Treworgy ran a few more marathons, and after she stopped running competitively, she moved on to coaching, a job as an assistant athletic director, and later to sports photography--shooting the track and field and cross-country meets that felt like home to her.

Along the way, Treworgy had two daughters, Shalane and Maggie, with her then-husband Steve Flanagan, who was also an accomplished runner. When Shalane started to get interested in running, she had no idea her parents weren't just average runners. "Growing up, I just knew her as my mom, and I didn't know what she did," Flanagan said. "It's wild to think that my mom was one of the pioneers in distance running."

Her parents' trophies weren't on display, and they didn't talk much about their running accomplishments, Flanagan said. And, because they never pushed running on her, "it's kind of crazy that I actually fell in love with running," she said. "It's been an amazing connection to have with my parents."

Treworgy found out decades after 1971 that she wasn't on the U.S. list of world record holders.
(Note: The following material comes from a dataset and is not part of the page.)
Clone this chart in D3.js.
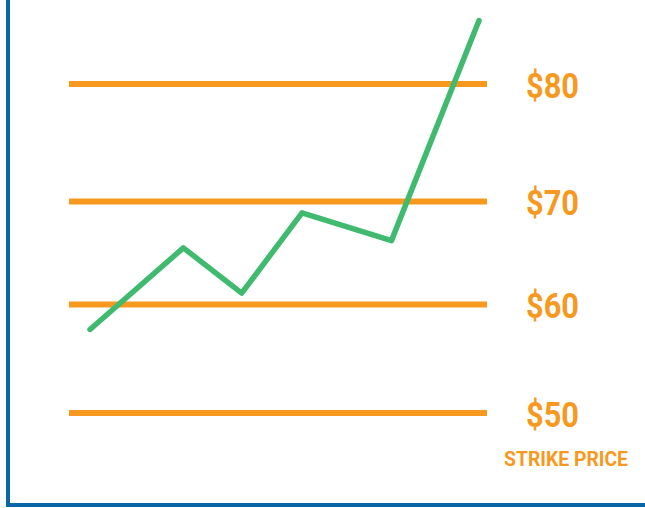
<!DOCTYPE html>
<html>
<head>
<meta charset="utf-8">
<script src="https://cdn.jsdelivr.net/npm/d3@7"></script>
<style>
  body { margin: 0; background: #fff; }
  svg { display: block; }
</style>
</head>
<body>
<div id="svgOutput"></div>
<script>
// data
const strikes = [50, 60, 70, 80];
const strikeLabels = ["$50", "$60", "$70", "$80"];
const days = [0, 24, 39, 54.5, 77.5, 100];
const prices = [57.7, 65.5, 61.1, 68.9, 66.2, 85.4];
const axisTitle = "STRIKE PRICE";

(function () {
  // config
  const width = 645;
  const height = 508;
  const orange = "#f7991f";
  const green = "#3fba6f";
  const blue = "#0867a8";

  // scales
  const xScale = d3.scaleLinear()
    .domain([0, 100])
    .range([90, 479]);

  // strike spacing in the picture is a little uneven, so piecewise
  const yScale = d3.scaleLinear()
    .domain(strikes)
    .range([413, 304.5, 201.5, 84]);

  const lineX = [69, 487];

  const svg = d3.select("#svgOutput")
    .append("svg")
    .attr("width", width)
    .attr("height", height)
    .attr("viewBox", [0, 0, width, height]);

  // frame
  svg.append("line")
    .attr("x1", 8).attr("x2", 8)
    .attr("y1", 0).attr("y2", 507)
    .attr("stroke", blue)
    .attr("stroke-width", 4);

  svg.append("line")
    .attr("x1", 6).attr("x2", width)
    .attr("y1", 505).attr("y2", 505)
    .attr("stroke", blue)
    .attr("stroke-width", 4);

  // strike lines
  svg.selectAll("line.strike")
    .data(strikes)
    .join("line")
    .attr("class", "strike")
    .attr("x1", lineX[0])
    .attr("x2", lineX[1])
    .attr("y1", d => yScale(d))
    .attr("y2", d => yScale(d))
    .attr("stroke", orange)
    .attr("stroke-width", 6);

  // strike labels
  svg.selectAll("text.strike-label")
    .data(strikes)
    .join("text")
    .attr("class", "strike-label")
    .attr("x", 526)
    .attr("y", d => yScale(d) + 13.5)
    .attr("fill", orange)
    .attr("font-family", "Roboto, sans-serif")
    .attr("font-weight", "bold")
    .attr("font-size", 35)
    .attr("textLength", 53)
    .attr("lengthAdjust", "spacingAndGlyphs")
    .text((d, i) => strikeLabels[i]);

  svg.append("text")
    .attr("x", 504)
    .attr("y", 466)
    .attr("fill", orange)
    .attr("font-family", "Roboto, sans-serif")
    .attr("font-weight", "bold")
    .attr("font-size", 19.5)
    .attr("textLength", 124)
    .attr("lengthAdjust", "spacingAndGlyphs")
    .text(axisTitle);

  // price line
  const line = d3.line()
    .x((d, i) => xScale(days[i]))
    .y(d => yScale(d));

  svg.append("path")
    .attr("d", line(prices))
    .attr("fill", "none")
    .attr("stroke", green)
    .attr("stroke-width", 5.5)
    .attr("stroke-linejoin", "round")
    .attr("stroke-linecap", "round");
})();
</script>
</body>
</html>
The International Association of Athletics Federations recognized her time, but the Amateur Athletic Union of the U.S. didn't. That error has since been rectified, but "it was almost like being moved up to a medal at the Olympics years after the event took place," she said.

"For years, as a photographer, I sat in those acknowledgement and recognition breakfasts for all the women that had run Boston, and here I am, sitting in the audience with a world record to my name, and no one acknowledges that I've ever done anything," she said. "That was hard. And honestly, I don't know if they knew."
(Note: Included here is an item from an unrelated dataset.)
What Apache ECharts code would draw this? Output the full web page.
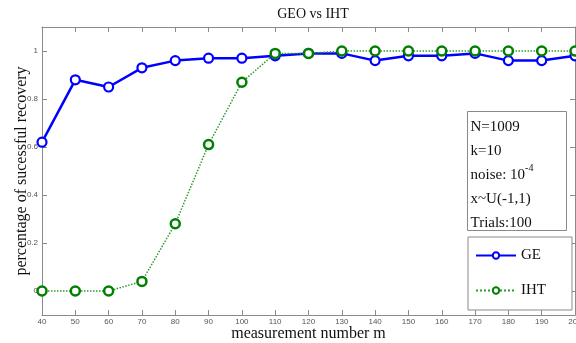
<!DOCTYPE html>
<html>
<head>
<meta charset="utf-8">
<script src="https://cdn.jsdelivr.net/npm/echarts@6/dist/echarts.min.js"></script>
<style>html,body{margin:0;padding:0;background:#fff;}#c{width:576px;height:343px;}</style>
</head>
<body>
<div id="c"></div>
<script>
var mValues = [40, 50, 60, 70, 80, 90, 100, 110, 120, 130, 140, 150, 160, 170, 180, 190, 200];
var geValues = [0.62, 0.88, 0.85, 0.93, 0.96, 0.97, 0.97, 0.98, 0.99, 0.99, 0.96, 0.98, 0.98, 0.99, 0.96, 0.96, 0.98];
var ihtValues = [0, 0, 0, 0.04, 0.28, 0.61, 0.87, 0.99, 0.99, 1, 1, 1, 1, 1, 1, 1, 1];
var yTicks = [0, 0.2, 0.4, 0.6, 0.8, 1];

var serif = 'Liberation Serif';
var chart = echarts.init(document.getElementById('c'));
var axisCol = '#8a8a8a';
var labelStyle = {fontFamily: 'Liberation Sans', fontSize: 8, color: '#555'};

function pairs(ys) { return mValues.map(function (m, i) { return [m, ys[i]]; }); }

chart.setOption({
  animation: false,
  backgroundColor: '#fff',
  title: {
    text: 'GEO vs IHT', left: 308, top: 2, textAlign: 'center',
    textStyle: {fontFamily: serif, fontSize: 14, fontWeight: 'normal', color: '#111'}
  },
  grid: {left: 42, right: 1, top: 27, bottom: 28, containLabel: false, outerBoundsMode: 'none'},
  xAxis: [{
    type: 'value', min: 40, max: 200, interval: 10,
    name: 'measurement number m', nameLocation: 'middle', nameGap: 11, nameMoveOverlap: false,
    nameTextStyle: {fontFamily: serif, fontSize: 16, color: '#111'},
    axisLine: {onZero: false, lineStyle: {color: axisCol}},
    axisTick: {inside: true, length: 5, lineStyle: {color: axisCol}},
    axisLabel: Object.assign({margin: 3, hideOverlap: false}, labelStyle),
    splitLine: {show: false}
  }, {
    type: 'value', min: 40, max: 200, interval: 10, position: 'top',
    axisLine: {show: true, onZero: false, lineStyle: {color: axisCol}},
    axisTick: {inside: true, length: 5, lineStyle: {color: axisCol}},
    axisLabel: {show: false}, splitLine: {show: false}
  }],
  yAxis: [{
    type: 'value', min: -0.1, max: 1.1,
    name: 'percentage of sucessful recovery', nameLocation: 'middle', nameGap: 12, nameMoveOverlap: false,
    nameTextStyle: {fontFamily: serif, fontSize: 16, color: '#111'},
    axisLine: {show: true, onZero: false, lineStyle: {color: axisCol}},
    axisTick: {show: true, inside: true, length: 5, customValues: yTicks, lineStyle: {color: axisCol}},
    axisLabel: Object.assign({margin: 4, customValues: yTicks, formatter: function (v) { return String(+v.toFixed(1)); }}, labelStyle),
    splitLine: {show: false}
  }, {
    type: 'value', min: -0.1, max: 1.1, position: 'right',
    axisLine: {show: true, onZero: false, lineStyle: {color: axisCol}},
    axisTick: {show: true, inside: true, length: 5, customValues: yTicks, lineStyle: {color: axisCol}},
    axisLabel: {show: false}, splitLine: {show: false}
  }],
  legend: {
    orient: 'vertical', left: 468, top: 237,
    padding: [11, 26, 12, 7], itemGap: 20,
    itemWidth: 40, itemHeight: 8,
    borderColor: '#8a8a8a', borderWidth: 1, backgroundColor: '#fff',
    textStyle: {fontFamily: serif, fontSize: 15, color: '#111'},
    data: ['GE', 'IHT']
  },
  series: [{
    name: 'GE', type: 'line', data: pairs(geValues),
    symbol: 'circle', symbolSize: 9, showSymbol: true,
    lineStyle: {color: '#0000ff', width: 2.5},
    itemStyle: {color: '#fff', borderColor: '#0000ff', borderWidth: 2.2},
    z: 2
  }, {
    name: 'IHT', type: 'line', data: pairs(ihtValues),
    symbol: 'circle', symbolSize: 9, showSymbol: true,
    lineStyle: {color: '#2e9a2e', width: 1.5, type: 'dotted'},
    itemStyle: {color: '#fff', borderColor: '#008000', borderWidth: 2.5},
    z: 3
  }],
  graphic: [{
    type: 'group', left: 467, top: 111, z: 100,
    children: [{
      type: 'rect', shape: {x: 0, y: 0, width: 99, height: 119},
      style: {fill: '#fff', stroke: '#8a8a8a', lineWidth: 1}
    }, {
      type: 'text', x: 3, y: 4,
      style: {
        text: 'N=1009\nk=10\nnoise: 10{sup|-4}\nx~U(-1,1)\nTrials:100',
        fontFamily: serif, fontSize: 15, lineHeight: 24, fill: '#111',
        rich: {sup: {fontFamily: serif, fontSize: 10, verticalAlign: 'top', padding: [0, 0, 8, 0], fill: '#111'}}
      }
    }]
  }]
});
</script>
</body>
</html>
Women didn't have an Olympic marathon until 1984, so people just didn't see women running marathons on a world stage in the 70s. And news of races didn't travel very far or very fast, either. Treworgy still runs, and she still loves the energy and community of runners. She became a sports photographer as Shalane's career was taking off, and she still keeps in touch with some of Shalane's college teammates. "I think it's also good, as we get older, to make sure we have friends that are multi-
generational," Treworgy said. "And running is one of those things that you can be multi-generational and have some great conversations and understand what the other person is talking about."

Over the decades, Treworgy has marveled at how the sport has grown. "Who would have ever thought it would be a commonplace kind of thing for whoever decided they needed a challenge to choose a marathon for a challenge? That's pretty amazing," she said.
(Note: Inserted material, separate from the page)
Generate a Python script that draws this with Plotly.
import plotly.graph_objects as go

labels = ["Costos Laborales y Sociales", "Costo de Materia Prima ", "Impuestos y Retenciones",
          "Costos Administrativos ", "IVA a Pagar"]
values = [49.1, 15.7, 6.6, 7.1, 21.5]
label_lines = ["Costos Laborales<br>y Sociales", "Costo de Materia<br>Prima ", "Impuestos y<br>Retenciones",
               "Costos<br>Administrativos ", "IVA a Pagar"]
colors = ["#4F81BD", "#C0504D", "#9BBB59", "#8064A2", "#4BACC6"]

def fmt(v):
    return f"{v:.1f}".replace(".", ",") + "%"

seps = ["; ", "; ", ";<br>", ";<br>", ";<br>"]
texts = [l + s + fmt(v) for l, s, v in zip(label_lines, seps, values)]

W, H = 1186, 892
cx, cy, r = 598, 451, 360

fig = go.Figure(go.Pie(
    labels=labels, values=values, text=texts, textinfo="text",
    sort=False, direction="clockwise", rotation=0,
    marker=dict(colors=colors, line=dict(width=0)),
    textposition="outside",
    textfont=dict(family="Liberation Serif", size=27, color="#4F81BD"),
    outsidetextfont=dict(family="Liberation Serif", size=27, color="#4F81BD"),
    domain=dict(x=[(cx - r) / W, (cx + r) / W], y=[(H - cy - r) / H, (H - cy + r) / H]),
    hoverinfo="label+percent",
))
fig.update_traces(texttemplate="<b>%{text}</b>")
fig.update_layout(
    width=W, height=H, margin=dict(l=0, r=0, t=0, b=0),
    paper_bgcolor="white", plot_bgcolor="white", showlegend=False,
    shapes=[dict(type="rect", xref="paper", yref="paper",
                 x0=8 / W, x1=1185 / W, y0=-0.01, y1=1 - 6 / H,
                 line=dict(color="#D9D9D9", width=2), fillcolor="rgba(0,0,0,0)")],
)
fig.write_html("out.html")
She's also seen a shift in what women think they're capable of more generally. "Women, at least here in the U.S., it appears to me, are less afraid to honor their thoughts, their dreams, their wishes. I see more women figuring out how to do what they want to do, and giving themselves more credit, without needing validation from others."

Treworgy has also built friendships with other women who led the sport in its early decades, even if she didn't know them at the time. For most of the past several years, at the Boston Marathon, she has gotten together with a handful of women who broke barriers in the 60s, 70s, and 80s. They have created the camaraderie of women that they may have lacked in their competitive days, and they appreciate each other for what they did to push women's running forward.